Some IT corporates have openly dissuaded employees from moonlighting. An energy and infra company stated that this practice cropped up because of the hybrid work model. Their CHRO added that hybrid work does not work for them since their operations entail the physical presence of its employees. Another IT company and a food delivery app accepted it as long as it did not hinder their business operations. In some cases, the employees were expected to take prior approval before accepting an offer.

How Can It Be Prevented?

Companies can add a non-compete clause in the employment contract signed by employees. It prohibits an employee from working for two competitors concurrently. But employers who approve of moonlighting need to take stern measures to avert a conflict of interest. Otherwise,

one company’s time and resources could be exploited to perform another’s jobs. Usually, underpaid employees resort to this tactic to meet their financial commitments. Therefore, employers need to ensure that their employees are not underpaid.

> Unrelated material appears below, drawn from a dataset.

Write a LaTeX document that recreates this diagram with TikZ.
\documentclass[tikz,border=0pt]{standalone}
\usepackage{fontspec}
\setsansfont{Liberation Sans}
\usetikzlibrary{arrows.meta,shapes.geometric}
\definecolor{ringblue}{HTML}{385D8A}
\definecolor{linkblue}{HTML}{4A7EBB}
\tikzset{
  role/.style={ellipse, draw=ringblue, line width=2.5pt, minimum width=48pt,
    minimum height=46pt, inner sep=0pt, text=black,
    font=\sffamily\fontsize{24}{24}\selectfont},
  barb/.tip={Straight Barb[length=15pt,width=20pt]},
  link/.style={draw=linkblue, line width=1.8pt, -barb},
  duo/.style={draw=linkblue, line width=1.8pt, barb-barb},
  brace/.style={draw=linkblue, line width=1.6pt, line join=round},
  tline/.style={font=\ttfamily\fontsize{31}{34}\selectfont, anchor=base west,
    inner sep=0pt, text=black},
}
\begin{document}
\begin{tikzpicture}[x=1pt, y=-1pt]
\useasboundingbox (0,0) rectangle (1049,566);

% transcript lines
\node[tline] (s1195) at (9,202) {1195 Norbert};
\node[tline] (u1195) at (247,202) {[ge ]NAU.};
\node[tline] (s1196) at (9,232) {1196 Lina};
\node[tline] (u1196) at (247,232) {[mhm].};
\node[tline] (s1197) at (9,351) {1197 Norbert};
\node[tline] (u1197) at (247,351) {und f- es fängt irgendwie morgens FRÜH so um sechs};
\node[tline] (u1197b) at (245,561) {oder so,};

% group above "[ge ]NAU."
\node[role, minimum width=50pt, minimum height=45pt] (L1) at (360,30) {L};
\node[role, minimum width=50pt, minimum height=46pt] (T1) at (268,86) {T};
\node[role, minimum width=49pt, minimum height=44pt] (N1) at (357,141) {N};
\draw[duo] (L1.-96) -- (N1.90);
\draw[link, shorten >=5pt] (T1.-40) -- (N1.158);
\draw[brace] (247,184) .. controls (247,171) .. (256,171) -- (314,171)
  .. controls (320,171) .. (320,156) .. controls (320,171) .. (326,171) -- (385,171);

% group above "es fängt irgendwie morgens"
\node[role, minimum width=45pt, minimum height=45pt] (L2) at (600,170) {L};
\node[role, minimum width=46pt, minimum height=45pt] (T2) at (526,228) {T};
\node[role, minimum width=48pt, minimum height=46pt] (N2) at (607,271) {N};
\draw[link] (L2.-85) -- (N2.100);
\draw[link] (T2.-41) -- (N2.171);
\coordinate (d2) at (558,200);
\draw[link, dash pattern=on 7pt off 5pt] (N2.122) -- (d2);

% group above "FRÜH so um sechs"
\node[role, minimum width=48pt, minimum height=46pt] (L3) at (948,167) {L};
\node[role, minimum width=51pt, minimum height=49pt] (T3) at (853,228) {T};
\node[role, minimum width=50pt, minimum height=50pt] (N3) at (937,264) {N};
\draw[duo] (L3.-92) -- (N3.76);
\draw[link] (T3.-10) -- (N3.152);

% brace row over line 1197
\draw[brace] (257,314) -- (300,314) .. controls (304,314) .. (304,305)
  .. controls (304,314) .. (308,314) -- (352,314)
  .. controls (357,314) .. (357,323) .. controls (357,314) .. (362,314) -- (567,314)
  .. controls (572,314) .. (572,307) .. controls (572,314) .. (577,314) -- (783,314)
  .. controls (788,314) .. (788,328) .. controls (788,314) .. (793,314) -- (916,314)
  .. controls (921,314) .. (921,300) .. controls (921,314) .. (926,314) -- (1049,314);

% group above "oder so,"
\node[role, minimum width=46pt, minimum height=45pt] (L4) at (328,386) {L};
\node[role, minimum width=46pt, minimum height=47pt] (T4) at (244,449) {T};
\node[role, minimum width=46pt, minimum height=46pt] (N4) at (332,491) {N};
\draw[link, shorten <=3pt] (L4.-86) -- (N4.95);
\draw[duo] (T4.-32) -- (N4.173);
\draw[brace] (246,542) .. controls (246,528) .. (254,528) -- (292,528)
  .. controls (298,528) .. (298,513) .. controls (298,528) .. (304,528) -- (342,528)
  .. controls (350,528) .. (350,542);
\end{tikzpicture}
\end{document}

Recently, we all read about an IT major that tracked and terminated employees working simultaneously with a competitor. They used the UAN to spot double entries in the employees’ PF accounts. Nowadays, there are plenty of tools to trace dual employment. But some companies believe that a better way to maintain a loyal workforce is by understanding employee sentiments and instilling a sense of belongingness.

What is Quiet Quitting?

A trending term, quiet quitting, refers to a scenario where an employee does only what is required to get a job done and nothing more! Also called silent quitting, this usually happens

due to a higher stress level or deterioration of interest in the job. Sometimes, a disgruntled employee could suddenly switch to the quiet-quitting mode. Some opine it’s just a way to strike the right work-life balance.

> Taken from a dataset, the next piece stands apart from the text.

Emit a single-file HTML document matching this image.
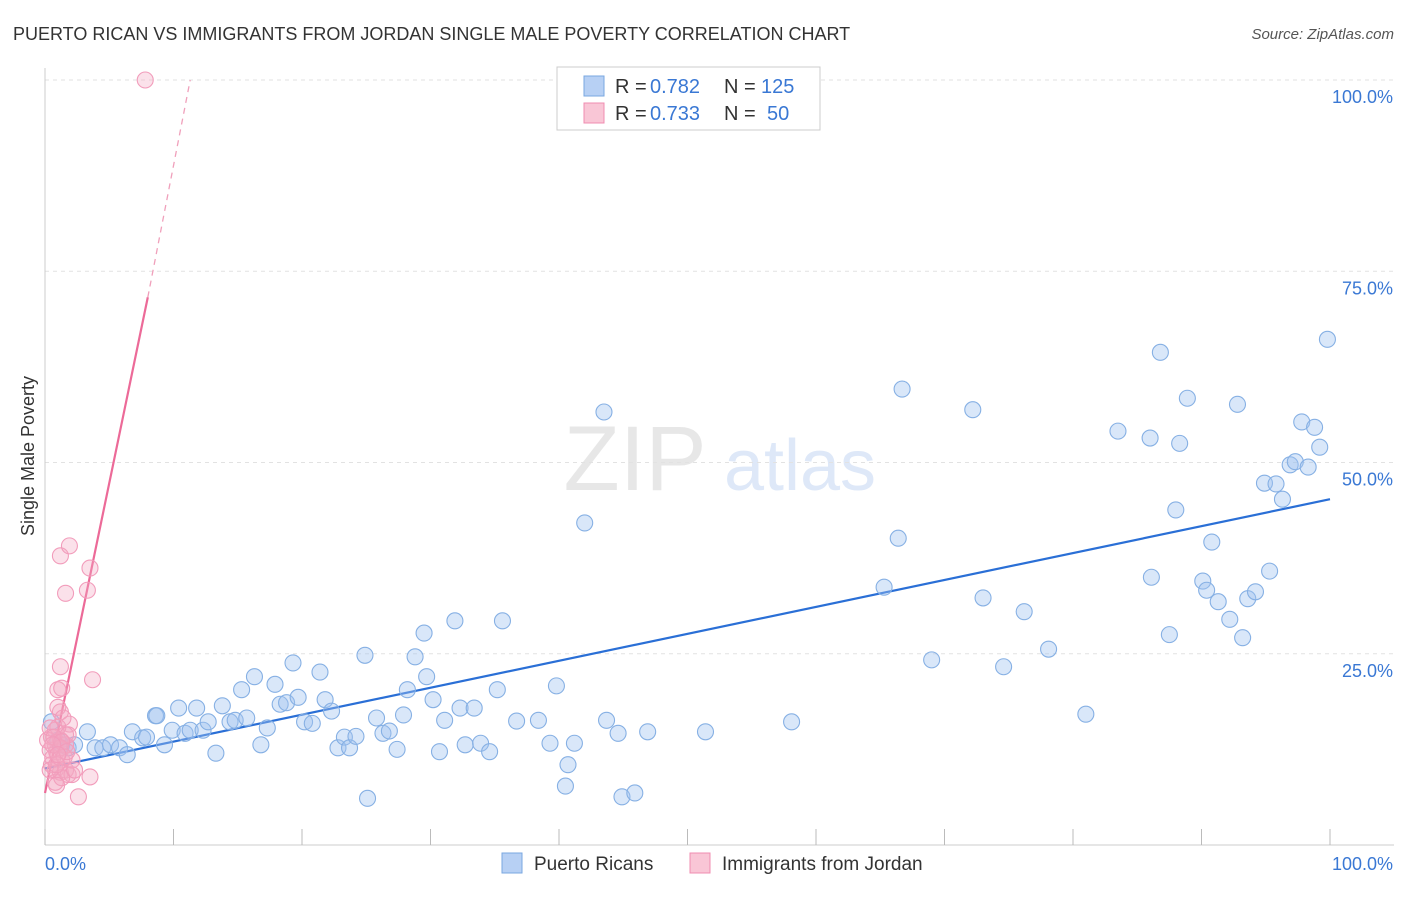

In certain functions, employees must go beyond the call of duty to deliver better results. If they resort to quiet quitting, it could adversely affect their productivity and the company’s overall performance.

Popularised on TikTok, the concept of quiet quitting has been trending on channels like Twitter and LinkedIn, among others. India-specific reports reveal that quiet quitting is not only prevalent in IT but also in the banking, defence and government sectors.

How Can It Be Curbed?

Quiet quitting is usually attributed to a mismatch between employees’ aspirations and employers’ expectations. Organisations can help bridge this gap by building a better rapport with their employees, maintaining an optimal workload and being transparent about growth opportunities. Managers’ accountability, approach and attitude can help tackle this challenge since they handle the people executing the tasks.

As per Gallup’s State of the Global Workplace: 2022 Report, only 21% of the workforce was engaged at work.  

Quiet quitters become chronically disengaged at work. They also isolate themselves from the rest of the team members. Want a better indicator? Look for frequent dips in performance and work backwards. In the current scenario, taking a tough stance against quiet quitters may not always be prudent.

In Conclusion

Whatever is said and done, moonlighters and quiet quitters are not new to the workplace. They have always been there. But the recent incidents in some IT companies have stirred debates about the concepts of moonlighting and quiet quitting.

If a company accepts moonlighting as a practice, it is ethical. If not, it’s a no-no. In the case of quiet quitting, it is up to the stakeholders to identify the concerned people and take positive action. They can’t always make do with negative actions like warnings, penalties and retrenchment, especially in workplaces with a remote or hybrid work model. Employees are the most influential brand ambassadors of a company. Aren’t they?